Senior robodebt public servant Kathryn Campbell resigns from defence job

Senior public servant Kathryn Campbell has quit her $900,000-a-year job in the defence department following damning revelations about her role in the illegal robodebt scheme.

The department confirmed on Monday it had accepted Ms Campbell’s resignation effective from July 21, a day after her suspension without pay was made public.

Ms Campbell became an adviser on the AUKUS security partnership in June 2022.

The senior bureaucrat was suspended from the role on July 10, three days after the release of findings by a royal commission into the robodebt scheme.

The commission singled her out for criticism in its report, finding she misled cabinet over the illegal welfare debt recovery scheme.

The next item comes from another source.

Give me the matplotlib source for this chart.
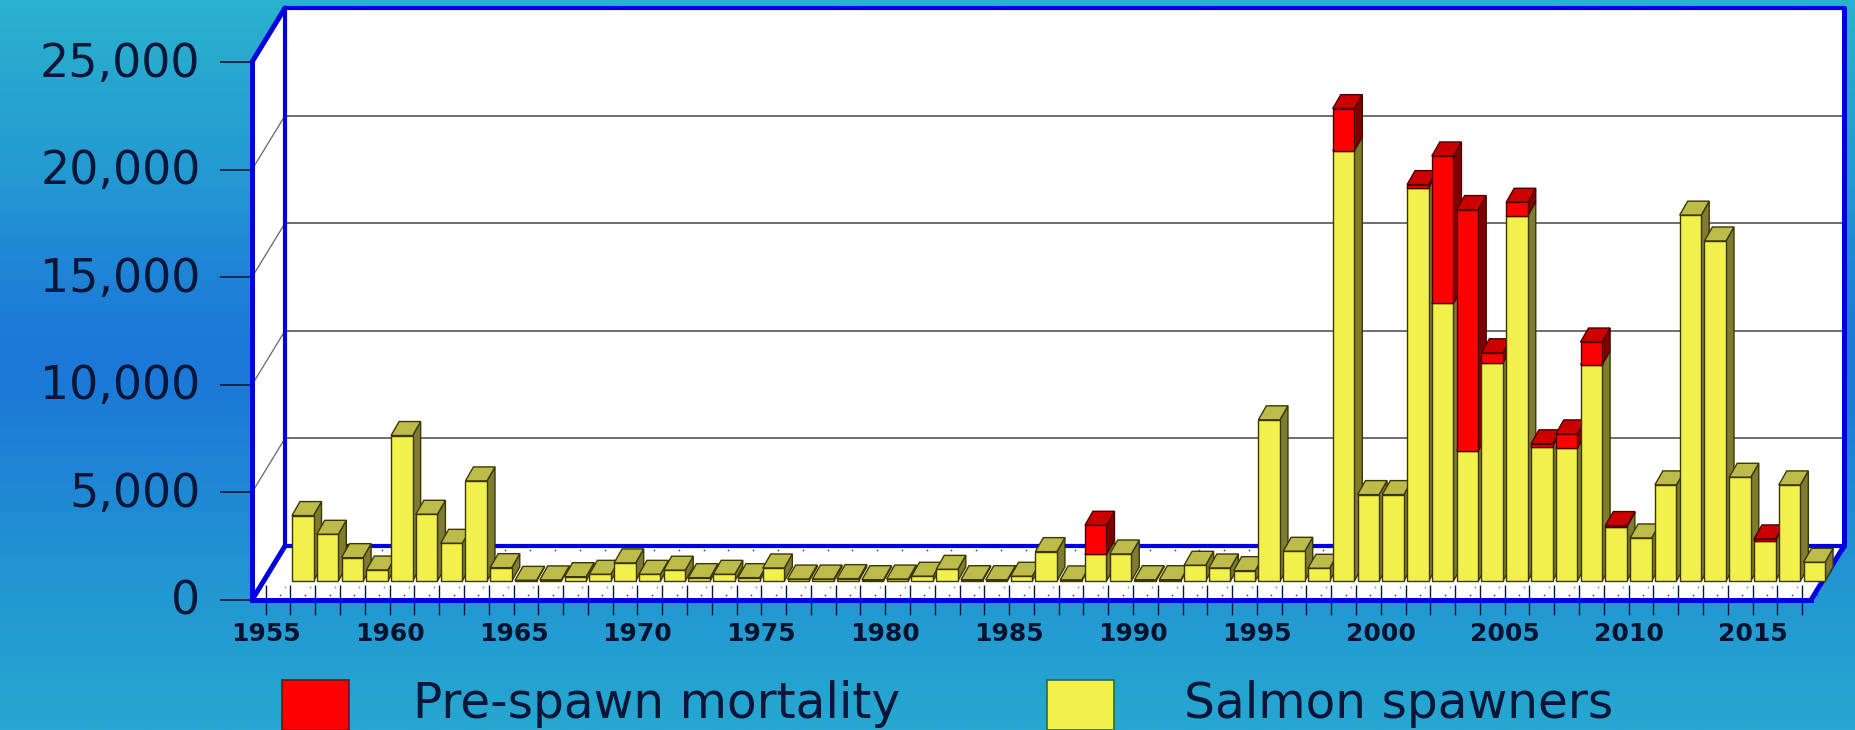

Its report found said she was involved in a policy proposal taken to cabinet that was “likely to mislead” as it did not reference the use of income averaging or need for legislative changes.

It found Ms Campbell pushed ahead with the scheme because then-minister Scott Morrison wanted it pursued and the government needed budget savings.

Ms Campbell said the exclusion of the information was an oversight, a claim the commission rejected, saying it would have been extraordinary for someone of her seniority and experience.

The commission’s report included a sealed section recommending criminal and civil prosecutions after lashing the “dishonesty and collusion” behind the program.

No names have been made public. 

Assistant minister Tim Ayres said it was important government members did not undermine any potential prosecutions.

“It is important people in my position respect that process and don’t say anything that would undermine the process,” he told ABC TV.

Nationals deputy leader Perin Davey reiterated the calls for restraint, saying the coalition accepted robodebt was a “very unfortunate point in our history”.

“The sealed section is there to ensure the royal commission didn’t prejudice any future prosecutions or investigations that will take place,” she said.

“We all need to be very measured in how we respond and we need to make sure that we allow those processes to take place without prejudice, without pre-judgment and without some of the over-the-top commentary.”